Four wires, always, for a separate structure or interior sub

Since the 2008 NEC cycle, interior subpanels require four-wire feeders: two hots, one insulated neutral, and a separate equipment grounding conductor. The neutral and ground must be isolated at the subpanel. This is 250.32(B) for separate structures and 408.40 for panelboards in general.

Pull the bonding screw or strap out of the subpanel. Leave it in the main only. If the neutral bar is bonded to the enclosure at the sub, you create parallel paths on the equipment grounding conductor, which heats ground wires, nuisance-trips GFCIs, and violates 250.24(A)(5).

Field tip: the bonding screw usually lives in a small bag taped inside the panel door. Pull it before you set the can.
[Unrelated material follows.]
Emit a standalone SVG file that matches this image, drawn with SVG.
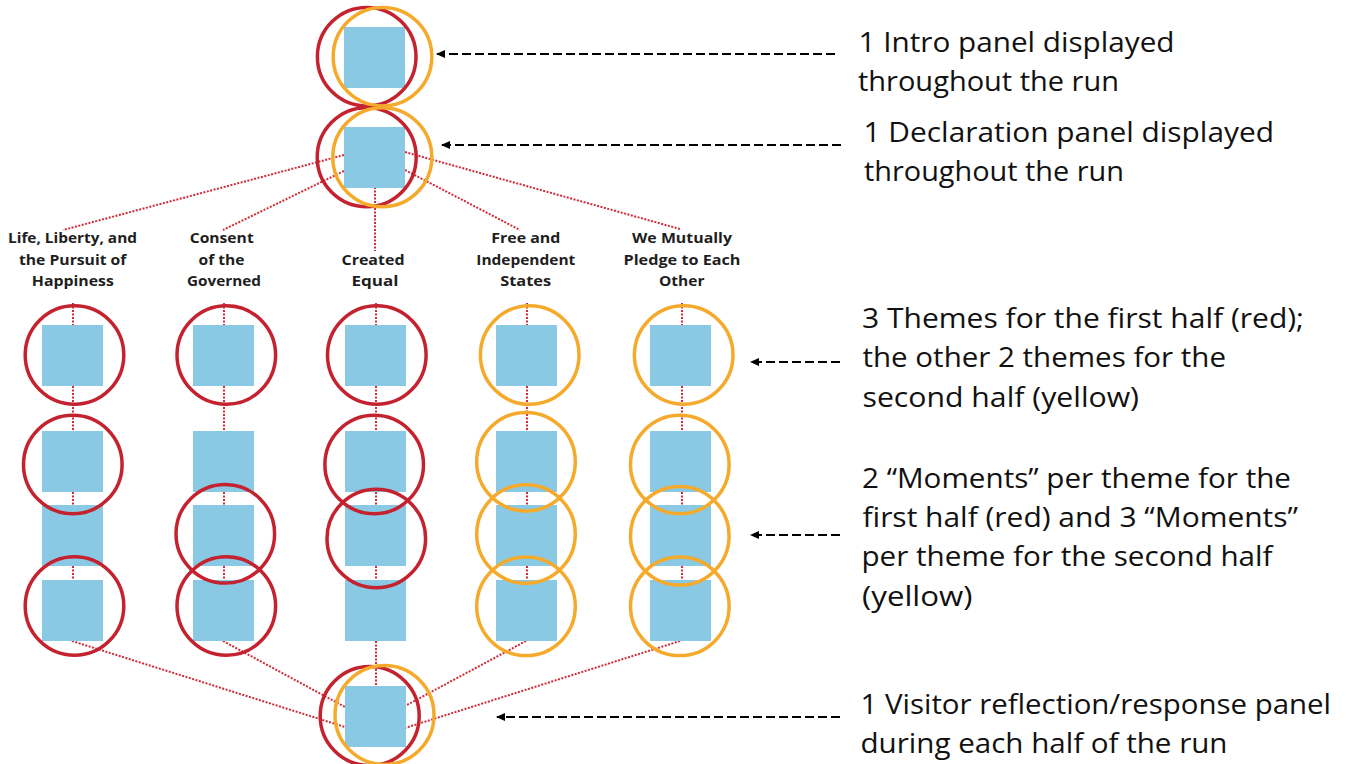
<svg xmlns="http://www.w3.org/2000/svg" width="1357" height="764" viewBox="0 0 1357 764">
<style>
.bg{fill:#ffffff}
.sq{fill:#89c9e3}
.cr{fill:none;stroke:#c5222f;stroke-width:3.5}
.co{fill:none;stroke:#f5aa2c;stroke-width:3.5}
.dot{fill:none;stroke:#d22a36;stroke-width:2;stroke-dasharray:2 1.5}
.arr{fill:none;stroke:#000;stroke-width:2;stroke-dasharray:9 4}
.lbl{font-family:"Open Sans","Liberation Sans",sans-serif;font-weight:700;font-size:15px;fill:#1e1e1e;text-anchor:middle}
.ann{font-family:"Open Sans","Liberation Sans",sans-serif;font-size:27.5px;fill:#111}
</style>
<defs>
<marker id="ah" markerUnits="userSpaceOnUse" markerWidth="10" markerHeight="10" refX="8" refY="5" orient="auto">
<path d="M0,1 L9,5 L0,9 z" fill="#000"/>
</marker>
</defs>
<rect class="bg" x="0" y="0" width="1357" height="764"/>

<g id="connectors">
<line class="dot" x1="344" y1="155" x2="63" y2="230"/>
<line class="dot" x1="344" y1="171" x2="223" y2="230"/>
<line class="dot" x1="405" y1="152" x2="680" y2="229"/>
<line class="dot" x1="405" y1="170" x2="520" y2="230"/>
<line class="dot" x1="375" y1="187" x2="375" y2="251"/>
<line class="dot" x1="73" y1="303" x2="73" y2="325"/>
<line class="dot" x1="73" y1="386" x2="73" y2="431"/>
<line class="dot" x1="73" y1="492" x2="73" y2="505"/>
<line class="dot" x1="73" y1="566" x2="73" y2="580"/>
<line class="dot" x1="224" y1="303" x2="224" y2="325"/>
<line class="dot" x1="224" y1="386" x2="224" y2="431"/>
<line class="dot" x1="224" y1="492" x2="224" y2="505"/>
<line class="dot" x1="224" y1="566" x2="224" y2="580"/>
<line class="dot" x1="376" y1="303" x2="376" y2="325"/>
<line class="dot" x1="376" y1="386" x2="376" y2="431"/>
<line class="dot" x1="376" y1="492" x2="376" y2="505"/>
<line class="dot" x1="376" y1="566" x2="376" y2="580"/>
<line class="dot" x1="376" y1="641" x2="376" y2="686"/>
<line class="dot" x1="527" y1="303" x2="527" y2="325"/>
<line class="dot" x1="527" y1="386" x2="527" y2="431"/>
<line class="dot" x1="527" y1="492" x2="527" y2="505"/>
<line class="dot" x1="527" y1="566" x2="527" y2="580"/>
<line class="dot" x1="682" y1="303" x2="682" y2="325"/>
<line class="dot" x1="682" y1="386" x2="682" y2="431"/>
<line class="dot" x1="682" y1="492" x2="682" y2="505"/>
<line class="dot" x1="682" y1="566" x2="682" y2="580"/>
<line class="dot" x1="72" y1="641" x2="345" y2="727"/>
<line class="dot" x1="223" y1="641" x2="345" y2="707"/>
<line class="dot" x1="526" y1="641" x2="405" y2="706"/>
<line class="dot" x1="680" y1="641" x2="405" y2="728"/>
<line class="arr" x1="835" y1="54" x2="437" y2="54" marker-end="url(#ah)"/>
<line class="arr" x1="841" y1="145" x2="442" y2="145" marker-end="url(#ah)"/>
<line class="arr" x1="840" y1="362" x2="751" y2="362" marker-end="url(#ah)"/>
<line class="arr" x1="840" y1="535" x2="751" y2="535" marker-end="url(#ah)"/>
<line class="arr" x1="840" y1="717" x2="497" y2="717" marker-end="url(#ah)"/>
</g>

<g id="intro-panel">
<rect class="sq" x="344" y="27" width="61" height="61"/>
<circle class="cr" cx="366.7" cy="56.7" r="49.3"/>
<circle class="co" cx="382.5" cy="56.7" r="49.3"/>
</g>

<g id="declaration-panel">
<rect class="sq" x="344" y="127" width="61" height="61"/>
<circle class="cr" cx="366.7" cy="157.3" r="49.5"/>
<circle class="co" cx="382.3" cy="157.3" r="49.5"/>
</g>

<g id="theme-labels">
<text class="lbl" x="72.5" y="243" textLength="129" lengthAdjust="spacingAndGlyphs">Life, Liberty, and</text>
<text class="lbl" x="72.7" y="264.5" textLength="107.5" lengthAdjust="spacingAndGlyphs">the Pursuit of</text>
<text class="lbl" x="72.8" y="286" textLength="82" lengthAdjust="spacingAndGlyphs">Happiness</text>
<text class="lbl" x="221.7" y="243" textLength="64" lengthAdjust="spacingAndGlyphs">Consent</text>
<text class="lbl" x="221.5" y="264.5" textLength="46" lengthAdjust="spacingAndGlyphs">of the</text>
<text class="lbl" x="224" y="286" textLength="74" lengthAdjust="spacingAndGlyphs">Governed</text>
<text class="lbl" x="373" y="264.5" textLength="63" lengthAdjust="spacingAndGlyphs">Created</text>
<text class="lbl" x="375" y="286" textLength="47" lengthAdjust="spacingAndGlyphs">Equal</text>
<text class="lbl" x="525.8" y="243" textLength="69" lengthAdjust="spacingAndGlyphs">Free and</text>
<text class="lbl" x="525.8" y="264.5" textLength="99" lengthAdjust="spacingAndGlyphs">Independent</text>
<text class="lbl" x="525.7" y="286" textLength="51" lengthAdjust="spacingAndGlyphs">States</text>
<text class="lbl" x="682" y="243" textLength="100" lengthAdjust="spacingAndGlyphs">We Mutually</text>
<text class="lbl" x="682" y="264.5" textLength="117" lengthAdjust="spacingAndGlyphs">Pledge to Each</text>
<text class="lbl" x="681.7" y="286" textLength="45.5" lengthAdjust="spacingAndGlyphs">Other</text>
</g>

<g id="theme-life">
<rect class="sq" x="42" y="325" width="61" height="61"/>
<rect class="sq" x="42" y="431" width="61" height="61"/>
<rect class="sq" x="42" y="505" width="61" height="61"/>
<rect class="sq" x="42" y="580" width="61" height="61"/>
<circle class="cr" cx="74.5" cy="355" r="49.3"/>
<circle class="cr" cx="72.8" cy="464.5" r="49.3"/>
<circle class="cr" cx="74.5" cy="606" r="49.3"/>
</g>

<g id="theme-consent">
<rect class="sq" x="193" y="325" width="61" height="61"/>
<rect class="sq" x="193" y="431" width="61" height="61"/>
<rect class="sq" x="193" y="505" width="61" height="61"/>
<rect class="sq" x="193" y="580" width="61" height="61"/>
<circle class="cr" cx="226.3" cy="355" r="49.3"/>
<circle class="cr" cx="225.3" cy="533.8" r="49.3"/>
<circle class="cr" cx="226.3" cy="606" r="49.3"/>
</g>

<g id="theme-created">
<rect class="sq" x="345" y="325" width="61" height="61"/>
<rect class="sq" x="345" y="431" width="61" height="61"/>
<rect class="sq" x="345" y="505" width="61" height="61"/>
<rect class="sq" x="345" y="580" width="61" height="61"/>
<circle class="cr" cx="376.8" cy="355" r="49.3"/>
<circle class="cr" cx="374.2" cy="464.5" r="49.3"/>
<circle class="cr" cx="376.3" cy="538.5" r="49.3"/>
</g>

<g id="theme-free">
<rect class="sq" x="496" y="325" width="61" height="61"/>
<rect class="sq" x="496" y="431" width="61" height="61"/>
<rect class="sq" x="496" y="505" width="61" height="61"/>
<rect class="sq" x="496" y="580" width="61" height="61"/>
<circle class="co" cx="529.7" cy="355" r="49.3"/>
<circle class="co" cx="526" cy="461.7" r="49.3"/>
<circle class="co" cx="526" cy="534" r="49.3"/>
<circle class="co" cx="526" cy="606.3" r="49.3"/>
</g>

<g id="theme-pledge">
<rect class="sq" x="650" y="325" width="61" height="61"/>
<rect class="sq" x="650" y="431" width="61" height="61"/>
<rect class="sq" x="650" y="505" width="61" height="61"/>
<rect class="sq" x="650" y="580" width="61" height="61"/>
<circle class="co" cx="683.7" cy="355" r="49.3"/>
<circle class="co" cx="679.8" cy="464.5" r="49.3"/>
<circle class="co" cx="679.8" cy="535.8" r="49.3"/>
<circle class="co" cx="679.8" cy="606.3" r="49.3"/>
</g>

<g id="reflection-panel">
<rect class="sq" x="345" y="686" width="61" height="61"/>
<circle class="cr" cx="369.7" cy="716" r="49.5"/>
<circle class="co" cx="384.5" cy="715" r="49.5"/>
</g>

<g id="annotations">
<text class="ann" x="858.5" y="51.5" textLength="316" lengthAdjust="spacingAndGlyphs">1 Intro panel displayed</text>
<text class="ann" x="858" y="91" textLength="261" lengthAdjust="spacingAndGlyphs">throughout the run</text>
<text class="ann" x="863.5" y="141.5" textLength="410.5" lengthAdjust="spacingAndGlyphs">1 Declaration panel displayed</text>
<text class="ann" x="864" y="180.5" textLength="260" lengthAdjust="spacingAndGlyphs">throughout the run</text>
<text class="ann" x="862" y="327.5" textLength="442" lengthAdjust="spacingAndGlyphs">3 Themes for the first half (red);</text>
<text class="ann" x="862.5" y="367" textLength="363.5" lengthAdjust="spacingAndGlyphs">the other 2 themes for the</text>
<text class="ann" x="862.5" y="406.5" textLength="276.5" lengthAdjust="spacingAndGlyphs">second half (yellow)</text>
<text class="ann" x="862" y="487.5" textLength="429" lengthAdjust="spacingAndGlyphs">2 “Moments” per theme for the</text>
<text class="ann" x="862.5" y="527" textLength="435.5" lengthAdjust="spacingAndGlyphs">first half (red) and 3 “Moments”</text>
<text class="ann" x="861.5" y="566" textLength="411" lengthAdjust="spacingAndGlyphs">per theme for the second half</text>
<text class="ann" x="862" y="605.5" textLength="110.5" lengthAdjust="spacingAndGlyphs">(yellow)</text>
<text class="ann" x="860.5" y="713.5" textLength="470.5" lengthAdjust="spacingAndGlyphs">1 Visitor reflection/response panel</text>
<text class="ann" x="860.5" y="753" textLength="367" lengthAdjust="spacingAndGlyphs">during each half of the run</text>
</g>
</svg>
If it is already threaded in, back it out and tape it to the inside of the cover so the next tech knows it was intentional.

Grounding electrode at a detached structure

If the subpanel feeds a separate building, such as a detached garage or shop, you need a grounding electrode system at that structure per 250.32(A). One ground rod is rarely enough. You need either two rods spaced 6 feet apart, or a single rod with a tested resistance of 25 ohms or less per 250.53(A)(2). Most inspectors will not accept the resistance test in the field, so drive two.

The grounding electrode conductor bonds to the subpanel enclosure and the isolated ground bar, not the neutral bar. Size the GEC per Table 250.66 based on the largest ungrounded feeder conductor.

  1. Drive two 8-foot rods, minimum 6 feet apart.
  2. Bond with a 6 AWG copper GEC, continuous or irreversibly spliced.
  3. Land on the equipment ground bus in the subpanel.
  4. Do not re-bond the neutral.

Feeder routing, raceway, and conductor protection

Underground feeders in PVC need a minimum 18 inch cover per Table 300.5 when installed under a 20A or less residential branch circuit protection, but feeders typically follow the 24 inch rule for direct burial or the raceway-specific depths in that table. Verify the column you are reading.

For interior runs, SER cable is common for dwelling subpanels. Where SER passes through thermal insulation in walls or ceilings, you must derate per 310.15(B)(3)(c), which dropped into 334.80 for NM and got messy for SER too. When in doubt, pull THHN in EMT and move on.

Field tip: if the AHJ is particular about SER in insulation, bid the job with EMT and THHN from the jump. You lose an hour on the bend, you save three on the re-inspection.

Breakers, lugs, and panel labeling

Torque every lug to spec. Manufacturer torque values are now an explicit code requirement under 110.14(D). Buy a calibrated torque screwdriver and a 1/4 inch drive torque wrench. Hand-tight plus a grunt is not compliance, and loose lugs are the number one cause of panel burn-ups.

Label the subpanel per 408.4(A) with a directory identifying each circuit's purpose. If the feeder originates in a different building or a different room, mark the location of the disconnecting means per 408.4(B). Use a label, not a Sharpie scribble, if the inspector is strict.

  • Torque feeder lugs, branch breakers, and neutral/ground terminations.
  • Verify breaker compatibility with the panel, listed combinations only per 110.3(B).
  • Install AFCI and GFCI per 210.8 and 210.12 on the branch side, not at the feeder.
  • Apply the arc flash and available fault current labels where required by 110.16 and 110.24.

Final checks before you energize

Meg the feeder conductors before you land them if the run was pulled through wet conduit or sat on the truck for a week. Ring out the neutral to confirm it is not bonded downstream. Verify breaker positions are off, then energize from the main, then close the subpanel main, then branch breakers one at a time.

Document the load calc, feeder size, and GEC method in the permit package. If the inspector asks why you used 1/0 aluminum on a 100A feeder, you want the voltage drop math on paper, not in your head.